Over the course of the past few years, the video game industry has taken a clear turn towards being reliant on regularly changing trends. This has, in turn, given YouTubers, Streamers and so-called "influencers" greater significance and what some might even call power.
What genres the influencers choose to stream and what becomes their most popular content are co-dependant, with a perfect example of this phenomenon being the Battle Royale craze.
The industry is in flux with the food chain becoming more fluid. On the one side, we have games like PlayerUnknown's Battlegrounds or Fortnite – one evolved out of a mod and being made by an Indie company, the other a free-to-play game mode of an otherwise paid survival game.
On the other side, you have huge AAA titles like Grand Theft Auto 5 which has sold almost 100 million copies and is the most profitable media product ever created.

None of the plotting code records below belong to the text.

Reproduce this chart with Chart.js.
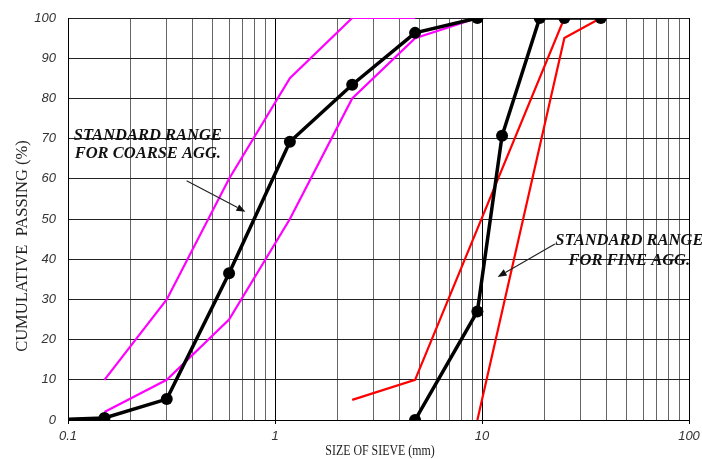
<!DOCTYPE html>
<html>
<head>
<meta charset="utf-8">
<script src="https://cdn.jsdelivr.net/npm/chart.js@4/dist/chart.umd.min.js"></script>
<style>
  html, body { margin: 0; padding: 0; background: #fff; }
  #wrap { width: 702px; height: 459px; position: relative; }
</style>
</head>
<body>
<div id="wrap"><canvas id="sieveChart"></canvas></div>
<script>
// Sieve sizes (mm) and cumulative passing (%)
const sampleCoarseSize = [0.1, 0.15, 0.3, 0.6, 1.18, 2.36, 4.75, 9.5];
const sampleCoarsePass = [0.2, 0.5, 5.2, 36.5, 69.2, 83.4, 96.3, 100];

const sampleFineSize = [4.75, 9.5, 12.5, 19, 25, 37.5];
const sampleFinePass = [0, 27, 70.7, 100, 100, 100];

// magenta envelope (labelled "coarse" on the picture)
const magentaUpperSize = [0.15, 0.3, 0.6, 1.18, 2.36, 4.75];
const magentaUpperPass = [10, 30, 60, 85, 100, 100];
const magentaLowerSize = [0.15, 0.3, 0.6, 1.18, 2.36, 4.75, 9.5];
const magentaLowerPass = [2, 10, 25, 50, 80, 95, 100];

// red envelope (labelled "fine" on the picture)
const redUpperSize = [2.36, 4.75, 25, 37.5];
const redUpperPass = [5, 10, 100, 100];
const redLowerSize = [9.5, 25, 37.5];
const redLowerPass = [0, 95, 100];

// axis ticks
const xMajorTicks = [0.1, 1, 10, 100];
const xTickLabels = ['0.1', '1', '10', '100'];
const yTicks = [0, 10, 20, 30, 40, 50, 60, 70, 80, 90, 100];

// annotation text and arrows, placed in data units (mm, %)
const notes = [
    { lines: ['STANDARD RANGE', 'FOR COARSE AGG.'], x: 0.243, y: [69.7, 65.2],
      arrow: { from: [0.374, 59.5], to: [0.72, 51.8] } },
    { lines: ['STANDARD RANGE', 'FOR FINE AGG.'], x: 51.5, y: [43.5, 38.6],
      arrow: { from: [22.5, 43.8], to: [11.9, 35.6] } }
];

function toPoints(xs, ys) {
    return xs.map((x, i) => ({ x: x, y: ys[i] }));
}

// every 1..9 step of each decade gets a grid line
const xGridValues = [];
xMajorTicks.forEach((d, i) => {
    if (i === xMajorTicks.length - 1) { xGridValues.push(d); return; }
    for (let k = 1; k <= 9; k++) xGridValues.push(+(d * k).toPrecision(3));
});

function isMajor(v) {
    return xMajorTicks.some(m => Math.abs(m - v) < 1e-9);
}

const annotationPlugin = {
    id: 'sieveNotes',
    afterDraw(chart) {
        const { ctx, scales } = chart;
        const sx = scales.x, sy = scales.y;
        ctx.save();

        // axis titles
        ctx.fillStyle = '#222';
        ctx.textAlign = 'center';
        ctx.textBaseline = 'alphabetic';
        ctx.save();
        ctx.translate(380, 455);
        ctx.scale(0.85, 1);  // the original title font is a little condensed
        ctx.font = '14px "Liberation Serif", "Times New Roman", serif';
        ctx.fillText('SIZE OF SIEVE (mm)', 0, 0);
        ctx.restore();
        ctx.save();
        ctx.translate(27, 246);
        ctx.rotate(-Math.PI / 2);
        ctx.font = '16.5px "Liberation Serif", "Times New Roman", serif';
        ctx.fillText('CUMULATIVE  PASSING (%)', 0, 0);
        ctx.restore();

        // standard range notes with arrows
        ctx.font = 'bold italic 16.5px "Liberation Serif", "Times New Roman", serif';
        notes.forEach(n => {
            const cx = sx.getPixelForValue(n.x);
            ctx.fillStyle = '#111';
            n.lines.forEach((t, i) => ctx.fillText(t, cx, sy.getPixelForValue(n.y[i])));

            const x1 = sx.getPixelForValue(n.arrow.from[0]), y1 = sy.getPixelForValue(n.arrow.from[1]);
            const x2 = sx.getPixelForValue(n.arrow.to[0]), y2 = sy.getPixelForValue(n.arrow.to[1]);
            const ang = Math.atan2(y2 - y1, x2 - x1);
            const head = 9, half = 3.5;
            ctx.strokeStyle = '#222';
            ctx.lineWidth = 1.2;
            ctx.beginPath();
            ctx.moveTo(x1, y1);
            ctx.lineTo(x2 - head * Math.cos(ang), y2 - head * Math.sin(ang));
            ctx.stroke();
            ctx.fillStyle = '#111';
            ctx.beginPath();
            ctx.moveTo(x2, y2);
            ctx.lineTo(x2 - head * Math.cos(ang) + half * Math.sin(ang), y2 - head * Math.sin(ang) - half * Math.cos(ang));
            ctx.lineTo(x2 - head * Math.cos(ang) - half * Math.sin(ang), y2 - head * Math.sin(ang) + half * Math.cos(ang));
            ctx.closePath();
            ctx.fill();
        });
        ctx.restore();
    }
};

const ctx = document.getElementById('sieveChart').getContext('2d');
const chart = new Chart(ctx, {
    type: 'scatter',
    data: {
        datasets: [
            {
                data: toPoints(sampleCoarseSize, sampleCoarsePass),
                showLine: true,
                borderColor: '#000',
                backgroundColor: '#000',
                borderWidth: 3.5,
                pointRadius: sampleCoarseSize.map((_, i) => i === 0 ? 0 : 6),
                pointBorderWidth: 0
            },
            {
                data: toPoints(sampleFineSize, sampleFinePass),
                showLine: true,
                borderColor: '#000',
                backgroundColor: '#000',
                borderWidth: 3.5,
                pointRadius: 6,
                pointBorderWidth: 0
            },
            {
                data: toPoints(magentaUpperSize, magentaUpperPass),
                showLine: true, borderColor: '#ff00ff', borderWidth: 2.2, pointRadius: 0
            },
            {
                data: toPoints(magentaLowerSize, magentaLowerPass),
                showLine: true, borderColor: '#ff00ff', borderWidth: 2.2, pointRadius: 0
            },
            {
                data: toPoints(redUpperSize, redUpperPass),
                showLine: true, borderColor: '#ff0000', borderWidth: 2.2, pointRadius: 0
            },
            {
                data: toPoints(redLowerSize, redLowerPass),
                showLine: true, borderColor: '#ff0000', borderWidth: 2.2, pointRadius: 0
            }
        ]
    },
    options: {
        responsive: true,
        maintainAspectRatio: false,
        animation: false,
        layout: { padding: { top: 18, right: 13, left: 0, bottom: 0 } },
        plugins: {
            legend: { display: false },
            tooltip: { enabled: false }
        },
        scales: {
            x: {
                type: 'logarithmic',
                min: 0.1,
                max: 100,
                afterBuildTicks: scale => { scale.ticks = xGridValues.map(v => ({ value: v })); },
                afterFit: scale => {
                    scale.height = 39;
                    scale.paddingRight = 0;
                    scale.paddingLeft = 0;
                },
                border: { color: '#000', width: 1 },
                grid: {
                    color: c => (c.tick && isMajor(c.tick.value)) ? '#000' : '#666',
                    tickColor: c => (c.tick && isMajor(c.tick.value)) ? '#000' : 'rgba(0,0,0,0)',
                    tickLength: 4,
                    lineWidth: 1
                },
                ticks: {
                    autoSkip: false,
                    maxRotation: 0,
                    padding: 5,
                    color: '#333',
                    font: { family: '"Liberation Sans", Arial, sans-serif', size: 13, style: 'italic' },
                    callback: value => {
                        const i = xMajorTicks.findIndex(m => Math.abs(m - value) < 1e-9);
                        return i >= 0 ? xTickLabels[i] : '';
                    }
                }
            },
            y: {
                min: 0,
                max: 100,
                afterBuildTicks: scale => { scale.ticks = yTicks.map(v => ({ value: v })); },
                afterFit: scale => {
                    scale.width = 68;
                    scale.paddingTop = 0;
                    scale.paddingBottom = 0;
                },
                border: { color: '#000', width: 1 },
                grid: { color: '#222', lineWidth: 1, drawTicks: false },
                ticks: {
                    padding: 12,
                    color: '#333',
                    font: { family: '"Liberation Sans", Arial, sans-serif', size: 13, style: 'italic' }
                }
            }
        }
    },
    plugins: [annotationPlugin]
});
</script>
</body>
</html>
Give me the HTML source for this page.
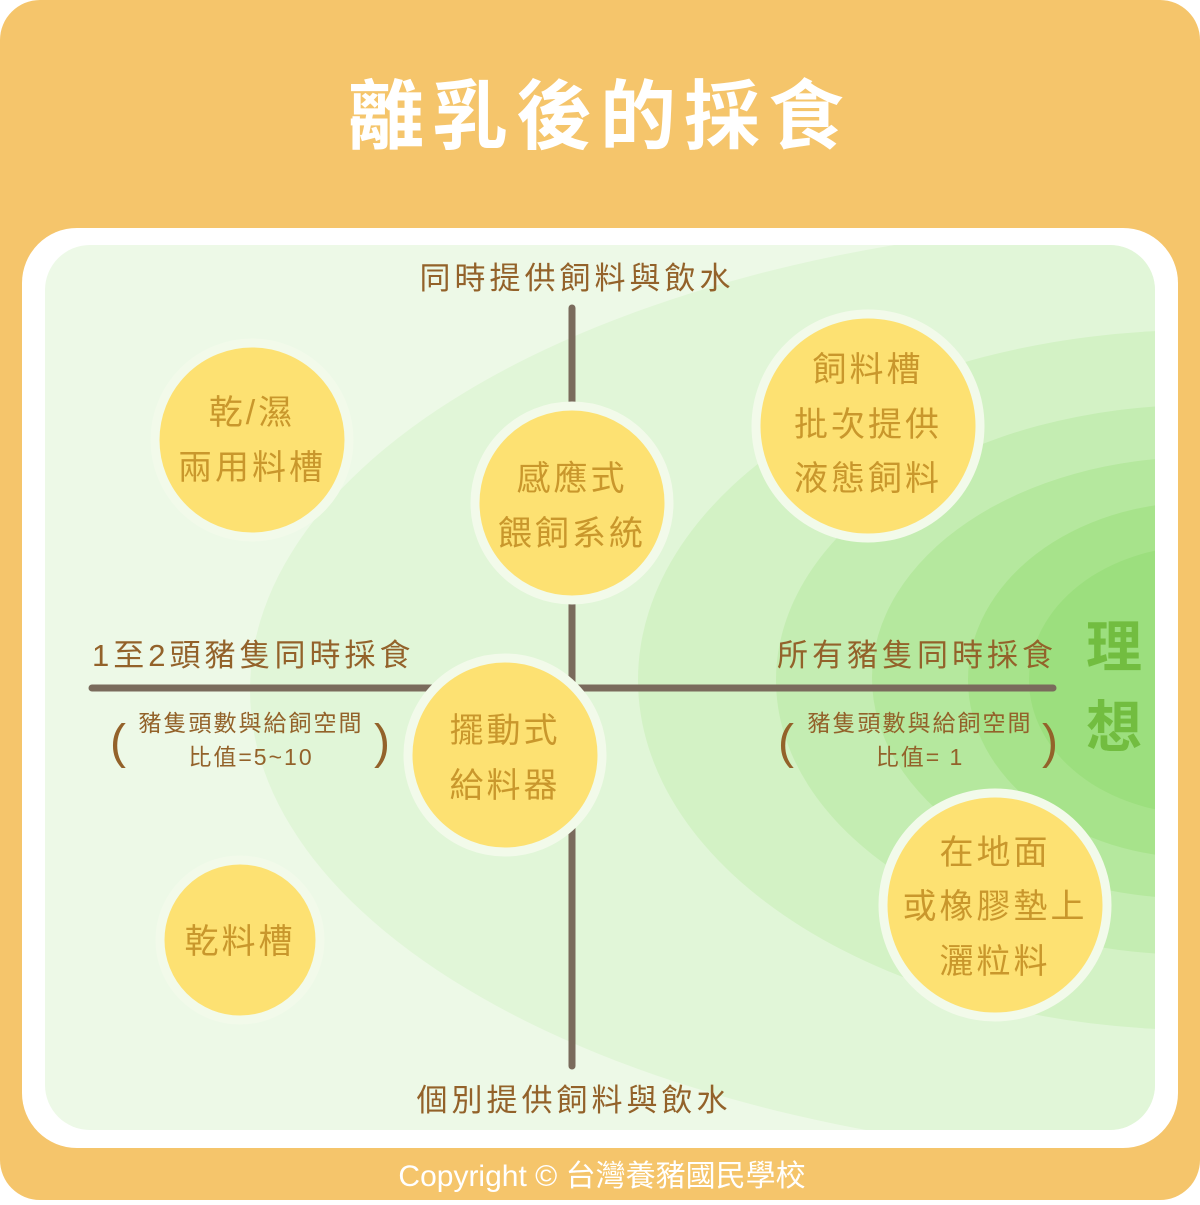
<!DOCTYPE html>
<html><head><meta charset="utf-8"><style>
body{margin:0;width:1200px;height:1200px;overflow:hidden;background:#fff}
svg text{font-family:"Liberation Sans","Noto Sans CJK TC",sans-serif}
</style></head><body>
<svg width="1200" height="1200" viewBox="0 0 1200 1200" xmlns="http://www.w3.org/2000/svg">
<defs><clipPath id="cp"><rect x="45" y="245" width="1110" height="885" rx="45"/></clipPath></defs>
<rect x="0" y="0" width="1200" height="1200" rx="40" fill="#f5c56b"/>
<text x="600" y="143" text-anchor="middle" font-size="76" font-weight="bold" fill="#fff" letter-spacing="8">離乳後的採食</text>
<rect x="22" y="228" width="1156" height="920" rx="55" fill="#fff"/>
<rect x="45" y="245" width="1110" height="885" rx="45" fill="#edf9e7"/>
<g clip-path="url(#cp)">
<ellipse cx="1200" cy="690" rx="950" ry="470" fill="#e1f6d8"/>
<ellipse cx="1200" cy="680" rx="562" ry="350" fill="#d3f2c5"/>
<ellipse cx="1200" cy="680" rx="424" ry="275" fill="#c4edb2"/>
<ellipse cx="1200" cy="678" rx="328" ry="221" fill="#b5e89e"/>
<ellipse cx="1200" cy="680" rx="232" ry="178" fill="#a7e38b"/>
<ellipse cx="1200" cy="680" rx="171" ry="134" fill="#9cdf7e"/>
</g>
<line x1="572" y1="308" x2="572" y2="1066" stroke="#7a6b5c" stroke-width="7" stroke-linecap="round"/>
<line x1="92" y1="688" x2="1053" y2="688" stroke="#7a6b5c" stroke-width="7" stroke-linecap="round"/>
<g fill="#fde172" stroke="#f2faea" stroke-width="9">
<circle cx="252" cy="440" r="97"/>
<circle cx="572" cy="503" r="97"/>
<circle cx="868" cy="426" r="112"/>
<circle cx="505" cy="755" r="97"/>
<circle cx="240" cy="940" r="80"/>
<circle cx="995" cy="905" r="112"/>
</g>
<g fill="#c9972c" font-size="34" text-anchor="middle" letter-spacing="3">
<text x="252" y="424">乾/濕</text><text x="252" y="479">兩用料槽</text>
<text x="572" y="490">感應式</text><text x="572" y="545">餵飼系統</text>
<text x="868" y="381">飼料槽</text><text x="868" y="436">批次提供</text><text x="868" y="490">液態飼料</text>
<text x="505" y="742">擺動式</text><text x="505" y="797">給料器</text>
<text x="240" y="953">乾料槽</text>
<text x="995" y="864">在地面</text><text x="995" y="918">或橡膠墊上</text><text x="995" y="973">灑粒料</text>
</g>
<g fill="#93622a" font-size="31" letter-spacing="4">
<text x="577" y="289" text-anchor="middle">同時提供飼料與飲水</text>
<text x="574" y="1111" text-anchor="middle">個別提供飼料與飲水</text>
<text x="92" y="666">1至2頭豬隻同時採食</text>
<text x="1057" y="666" text-anchor="end">所有豬隻同時採食</text>
</g>
<g fill="#93622a" font-size="23" text-anchor="middle" letter-spacing="2">
<text x="251" y="731">豬隻頭數與給飼空間</text><text x="251" y="765">比值=5~10</text>
<text x="920" y="731">豬隻頭數與給飼空間</text><text x="920" y="765">比值= 1</text>
</g>
<g fill="#93622a" font-size="48" text-anchor="middle">
<text x="118" y="758">(</text>
<text x="382" y="758">)</text>
<text x="786" y="758">(</text>
<text x="1050" y="758">)</text>
</g>
<g fill="#72bd40" font-size="56" font-weight="bold" text-anchor="middle">
<text x="1114" y="667">理</text><text x="1114" y="747">想</text>
</g>
<text x="602" y="1186" text-anchor="middle" font-size="30" fill="#fff">Copyright © 台灣養豬國民學校</text>
</svg>
</body></html>
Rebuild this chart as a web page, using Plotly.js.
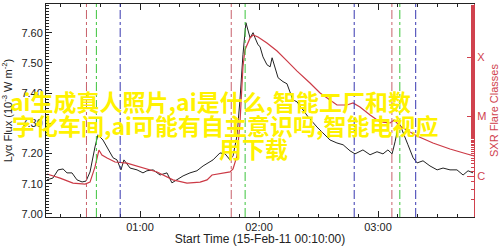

Taking a snapshot of the current landscape, traditional AAA is still at the top of this industry. GTA 5 and its ilk, created by developers with countless studios strewn across the globe and published by major corporations with many labels under their wing, with multi-million dollar marketing campaigns and wide-reaching franchising efforts dominate the market.
Even though they're not as defining as they were a few years ago, military FPS IP like Call of Duty and Battlefield still make insane amounts of money, Ubisoft's Assassin's Creed franchise is getting its 12th main installment.
Trends have always been a major part of how the multi-year gaming landscape looks like. During the golden age of military FPS games like the previously mentioned CoD and Battlefield, every other AAA studio was pushing out a linear shooter game with scripted "cinematic" set pieces, one or two scenes manufactured to be shocking and so forth. Then came the survival game craze, then suddenly everything became open-world, and now every game is getting a battle royale mode.
Multiple fads also coexist. The retro-fuelled nostalgic indie resurgence of the late noughties coincided with the military FPS era when every small developer would make a pixel-art 2D side-scrolling platformer. The spread of the open-world sandbox spans several other fads, but we only noticed it when the latest installments of previously decidedly non-sandbox games got the treatment.